Nick Wedd wrote:
Sorry, but I can't take this seriously. If your board update routine
fails, just fix it. As long as you trust the controller to send legal
moves, it's well defined how the board will look. The same board
update logic can be used for all rulesets. If you don't agree about
the legality, complain in a logfile. If you don't trust the controller
to send legal moves, you have a problem that is hardly properly solved
by asking it for a different board state description.

I agree that the server knows better than me about the legality. I trust the server to make legal moves. I just might not know how to update the board state after a move I had not realised was possible.

In 1998, running the Ing Cup, I tested all the entrants for their behaviour when someone played a suicide move at them. Many Faces put up a polite dialog box explaining that this was an illegal move. Go++ was more amusing: it allowed the move (which you would approve) but left the suicided stones on the board, where they became almost unkillable, it could not capture them by removing their last liberty as they didn't have one, the only way to lose them was to capture exactly one of their surrounding stones, in a perverted kind of snapback.

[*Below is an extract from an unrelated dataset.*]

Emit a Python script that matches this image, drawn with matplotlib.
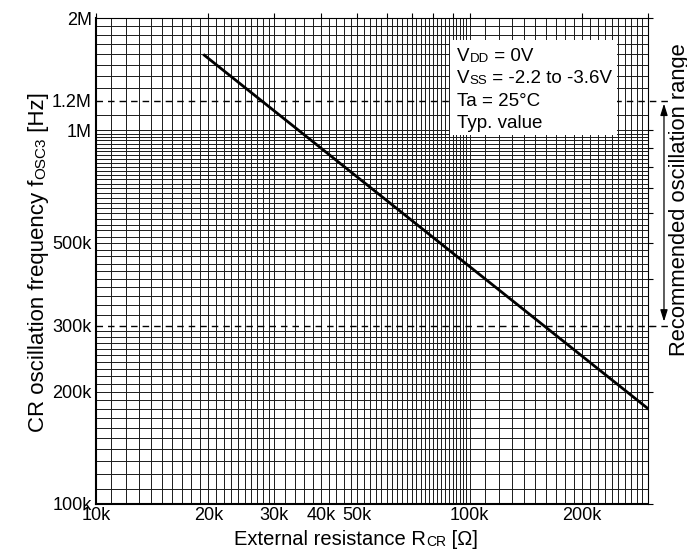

I would have preferred these programs to have been able to respond "wtf is going on, please tell me the current board state".

Well, the thing is that fixing the board update logic should in most cases be a matter of adding a small number of lines, or in extreme cases even removing some lines. In terms of programming it's a much bigger operation to obtain information by external communication and then trying to recover the internal data structures.